The Curiosity rover currently roaming the surface of Mars has made a major breakthrough in detecting traces of ‘organic molecules’ that could show evidence of microbial life beneath the planet’s surface.
These organic molecules, in the right conditions, can give rise to the possibility of life as they are primarily made of carbon, hydrogen, and oxygen atoms which form the basis of our existence here on Earth.
These particular molecules were found in a drilled sample of the Sheepbed mudstone in Gale crater, the original landing site for the Curiosity rover using the robot’s Sample Analysis at Mars (SAM) instrument suite.
Scientists at US space agency NASA believe the crater was once the site of a lake billions of years ago, and rocks like mudstone formed from sediment in the lake and, with this new evidence, showed that this location once offered a habitat for limited organic material existing within liquid water and a warm environment.
Also included in the organic molecules discovered by the NASA scientists are a number of chlorine atoms, most notably chlorobenzene, which on Earth is not naturally occurring and is most commonly used in industrial solvent which classifies it as a carcinogen, but scientists believe it could have been created following a heating process within its SAM instrument suite.
This illustration portrays possible ways methane might be added to Mars' atmosphere (sources) and removed from the atmosphere (sinks).

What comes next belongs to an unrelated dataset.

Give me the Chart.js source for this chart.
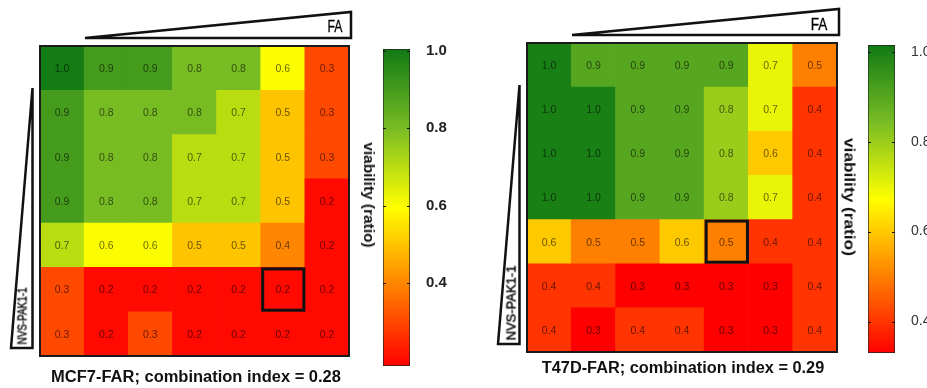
<!DOCTYPE html>
<html lang="en">
<head>
<meta charset="UTF-8">
<title>Viability heatmaps</title>
<script src="https://cdn.jsdelivr.net/npm/chart.js"></script>
<style>
    * { margin: 0; padding: 0; box-sizing: border-box; }
    body {
        width: 927px; height: 388px; background: #fff;
        position: relative; overflow: hidden;
        font-family: 'Liberation Sans', Arial, sans-serif; color: #111;
    }
    canvas { position: absolute; top: 0; }
    .lbl { position: absolute; white-space: nowrap; line-height: 1; }
    .title { font-weight: 700; font-size: 16px; }
    .fa { font-size: 17px; color: #000; -webkit-text-stroke: 0.3px #000; }
    .nvs { font-size: 13px; color: #000; -webkit-text-stroke: 0.4px #000; }
    .via { font-weight: 700; }
</style>
</head>
<body>
<canvas id="heatMcf7" width="360" height="388" style="left:0px"></canvas>
<canvas id="cbMcf7" width="80" height="388" style="left:375px"></canvas>
<canvas id="heatT47d" width="360" height="388" style="left:490px"></canvas>
<canvas id="cbT47d" width="67" height="388" style="left:860px"></canvas>

<!-- labels -->
<div class="lbl title" style="left:196px;top:377px;transform:translate(-50%,-50%) scaleX(1.03)">MCF7-FAR; combination index = 0.28</div>
<div class="lbl title" style="left:683px;top:368px;transform:translate(-50%,-50%) scaleX(1.02)">T47D-FAR; combination index = 0.29</div>
<div class="lbl fa" style="left:335px;top:26px;transform:translate(-50%,-50%) scaleX(0.72)">FA</div>
<div class="lbl fa" style="left:819px;top:24px;transform:translate(-50%,-50%) scaleX(0.8)">FA</div>
<div class="lbl nvs" style="left:22px;top:316px;transform:translate(-50%,-50%) rotate(-90deg) scaleX(0.76)">NVS-PAK1-1</div>
<div class="lbl nvs" style="left:511px;top:303px;transform:translate(-50%,-50%) rotate(-90deg)">NVS-PAK1-1</div>
<div class="lbl via" style="left:369px;top:195px;font-size:14px;transform:translate(-50%,-50%) rotate(90deg) scaleX(1.1)">viability (ratio)</div>
<div class="lbl via" style="left:850px;top:197px;font-size:15px;transform:translate(-50%,-50%) rotate(90deg) scaleX(1.15)">viability (ratio)</div>

<script>
    // FA dose (columns, left to right) and NVS-PAK1-1 dose (rows, top to bottom)
    const faDoses = ['FA 1', 'FA 2', 'FA 3', 'FA 4', 'FA 5', 'FA 6', 'FA 7'];
    const pakDoses = ['PAK 1', 'PAK 2', 'PAK 3', 'PAK 4', 'PAK 5', 'PAK 6', 'PAK 7'];

    // viability (ratio), one row per NVS-PAK1-1 dose
    const mcf7Viability = [
        [1.0, 0.9, 0.9, 0.8, 0.8, 0.6, 0.3],
        [0.9, 0.8, 0.8, 0.8, 0.7, 0.5, 0.3],
        [0.9, 0.8, 0.8, 0.7, 0.7, 0.5, 0.3],
        [0.9, 0.8, 0.8, 0.7, 0.7, 0.5, 0.2],
        [0.7, 0.6, 0.6, 0.5, 0.5, 0.4, 0.2],
        [0.3, 0.2, 0.2, 0.2, 0.2, 0.2, 0.2],
        [0.3, 0.2, 0.3, 0.2, 0.2, 0.2, 0.2]
    ];
    const t47dViability = [
        [1.0, 0.9, 0.9, 0.9, 0.9, 0.7, 0.5],
        [1.0, 1.0, 0.9, 0.9, 0.8, 0.7, 0.4],
        [1.0, 1.0, 0.9, 0.9, 0.8, 0.6, 0.4],
        [1.0, 1.0, 0.9, 0.9, 0.8, 0.7, 0.4],
        [0.6, 0.5, 0.5, 0.6, 0.5, 0.4, 0.4],
        [0.4, 0.4, 0.3, 0.3, 0.3, 0.3, 0.4],
        [0.4, 0.3, 0.4, 0.4, 0.3, 0.3, 0.4]
    ];

    // colour bar ranges and ticks
    const mcf7Range = [0.185, 1.005];
    const t47dRange = [0.33, 1.015];
    const cbTicks = [0.4, 0.6, 0.8, 1.0];

    // highlighted (synergy) cells: [row, col]
    const mcf7Box = [5, 5];
    const t47dBox = [4, 4];

    // red -> orange -> yellow -> green
    const stops = [
        [0.00, [255, 0, 0]],
        [0.25, [255, 128, 0]],
        [0.50, [255, 255, 0]],
        [0.75, [120, 188, 36]],
        [1.00, [16, 122, 20]]
    ];

    function colorFor(v, range) {
        let t = (v - range[0]) / (range[1] - range[0]);
        t = Math.max(0, Math.min(1, t));
        for (let i = 1; i < stops.length; i++) {
            if (t <= stops[i][0]) {
                const [t0, c0] = stops[i - 1];
                const [t1, c1] = stops[i];
                const f = (t - t0) / (t1 - t0);
                const c = c0.map((x, k) => Math.round(x + (c1[k] - x) * f));
                return 'rgb(' + c.join(',') + ')';
            }
        }
        return 'rgb(' + stops[stops.length - 1][1].join(',') + ')';
    }

    // numbers in the cells, frame, highlight box and dose wedges
    const heatDecor = {
        id: 'heatDecor',
        afterDatasetsDraw(chart, args, opts) {
            const ctx = chart.ctx;
            const a = chart.chartArea;
            const n = chart.data.datasets.length;
            ctx.save();
            ctx.font = '10.5px "Liberation Sans", Arial, sans-serif';
            ctx.fillStyle = 'rgba(0,0,0,0.6)';
            ctx.textAlign = 'center';
            ctx.textBaseline = 'middle';
            chart.data.datasets.forEach((ds, i) => {
                chart.getDatasetMeta(i).data.forEach((bar, j) => {
                    const p = bar.getProps(['x', 'y', 'base'], true);
                    ctx.fillText(ds.viability[j].toFixed(1), p.x, (p.y + p.base) / 2 + 1);
                });
            });

            ctx.strokeStyle = '#1b1b1b';
            ctx.lineWidth = 2;
            ctx.strokeRect(a.left, a.top, a.right - a.left, a.bottom - a.top);

            const cell = chart.getDatasetMeta(n - 1 - opts.box[0]).data[opts.box[1]];
            const p = cell.getProps(['x', 'y', 'base', 'width'], true);
            ctx.lineWidth = 3;
            ctx.strokeStyle = '#111';
            ctx.strokeRect(p.x - p.width / 2 + 2, p.y + 1.5, p.width - 3, p.base - p.y - 3);

            // FA wedge (top) and NVS-PAK1-1 wedge (left)
            ctx.lineWidth = 2.5;
            ctx.lineJoin = 'miter';
            ctx.beginPath();
            ctx.moveTo(a.left + 45, a.top - 8);
            ctx.lineTo(a.right + 2, a.top - 34);
            ctx.lineTo(a.right + 2, a.top - 8);
            ctx.closePath();
            ctx.stroke();

            ctx.beginPath();
            ctx.moveTo(a.left - 7.5, a.top + 42);
            ctx.lineTo(a.left - 7.5, a.bottom - 8);
            ctx.lineTo(a.left - 29, a.bottom - 8);
            ctx.closePath();
            ctx.stroke();
            ctx.restore();
        }
    };

    function heatChart(id, values, range, box, pad) {
        const datasets = values.map((row, r) => ({
            label: pakDoses[r],
            data: row.map(() => 1),
            viability: row,
            backgroundColor: row.map(v => colorFor(v, range)),
            borderWidth: 0,
            barPercentage: 1,
            categoryPercentage: 1
        })).reverse();

        return new Chart(document.getElementById(id), {
            type: 'bar',
            data: { labels: faDoses, datasets: datasets },
            options: {
                responsive: false,
                animation: false,
                layout: { padding: pad },
                plugins: {
                    legend: { display: false },
                    tooltip: { enabled: false },
                    heatDecor: { box: box }
                },
                scales: {
                    x: { display: false, stacked: true },
                    y: { display: false, stacked: true, min: 0, max: values.length }
                }
            },
            plugins: [heatDecor]
        });
    }

    // small inward tick marks on the colour bar
    const cbMarks = {
        id: 'cbMarks',
        afterDatasetsDraw(chart) {
            const ctx = chart.ctx;
            const a = chart.chartArea;
            const y = chart.scales.y;
            ctx.save();
            ctx.strokeStyle = '#111';
            ctx.lineWidth = 1;
            cbTicks.forEach(v => {
                const py = Math.round(y.getPixelForValue(v)) + 0.5;
                ctx.beginPath();
                ctx.moveTo(a.left, py); ctx.lineTo(a.left + 3, py);
                ctx.moveTo(a.right - 3, py); ctx.lineTo(a.right, py);
                ctx.stroke();
            });
            ctx.restore();
        }
    };

    function colorBar(id, range, pad, axisW, tickFont, tickColor) {
        return new Chart(document.getElementById(id), {
            type: 'bar',
            data: {
                labels: ['viability'],
                datasets: [{
                    data: [[range[0], range[1]]],
                    backgroundColor: (c) => {
                        const a = c.chart.chartArea;
                        if (!a) return null;
                        const g = c.chart.ctx.createLinearGradient(0, a.bottom, 0, a.top);
                        stops.forEach(([t, col]) => g.addColorStop(t, 'rgb(' + col.join(',') + ')'));
                        return g;
                    },
                    borderColor: '#222',
                    borderWidth: 1,
                    borderSkipped: false,
                    barPercentage: 1,
                    categoryPercentage: 1
                }]
            },
            options: {
                responsive: false,
                animation: false,
                layout: { padding: pad },
                plugins: { legend: { display: false }, tooltip: { enabled: false } },
                scales: {
                    x: { display: false },
                    y: {
                        position: 'right',
                        min: range[0],
                        max: range[1],
                        afterBuildTicks: s => { s.ticks = cbTicks.map(v => ({ value: v })); },
                        afterFit: s => { s.width = axisW; },
                        grid: { display: false },
                        border: { display: false },
                        ticks: {
                            padding: 8,
                            color: tickColor,
                            font: tickFont,
                            callback: v => v.toFixed(1)
                        }
                    }
                }
            },
            plugins: [cbMarks]
        });
    }

    heatChart('heatMcf7', mcf7Viability, mcf7Range, mcf7Box, { left: 40, top: 46, right: 11, bottom: 32 });
    heatChart('heatT47d', t47dViability, t47dRange, t47dBox, { left: 37, top: 43, right: 13, bottom: 36 });

    colorBar('cbMcf7', mcf7Range, { left: 8, top: 49, right: 0, bottom: 22 }, 45,
        { family: '"Liberation Sans", Arial, sans-serif', size: 15, weight: 'bold' }, '#222');
    colorBar('cbT47d', t47dRange, { left: 8, top: 45, right: 0, bottom: 35 }, 32,
        { family: '"Liberation Sans", Arial, sans-serif', size: 14 }, '#333');
</script>
</body>
</html>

Image via NASA/JPL-Caltech/SAM-GSFC/University of Michigan
Methane spike recorded
Perhaps just as interesting is the news that following Curiosity’s drilling, NASA also recorded that methane levels spiked by as much as 10 times more than normal, which to many would suggest reason to be hopeful given that methane is associated with the breakdown of organic waste created by intelligent life.
However, ever cautious, a member of the Curiosity science team is erring on the side of caution by saying the findings could show previous evidence of life, but equally may not.
"This temporary increase in methane – sharply up and then back down – tells us there must be some relatively localised source," said Sushil Atreya of the University of Michigan. "There are many possible sources, biological or non-biological, such as interaction of water and rock."
Regardless of whether the gas is biological or not, its discovery could prove exponentially beneficial to future manned Mars missions as astronauts could potentially mine the planet’s surface for the gas to use as a fuel source, prolonging their ability to stay on the planet.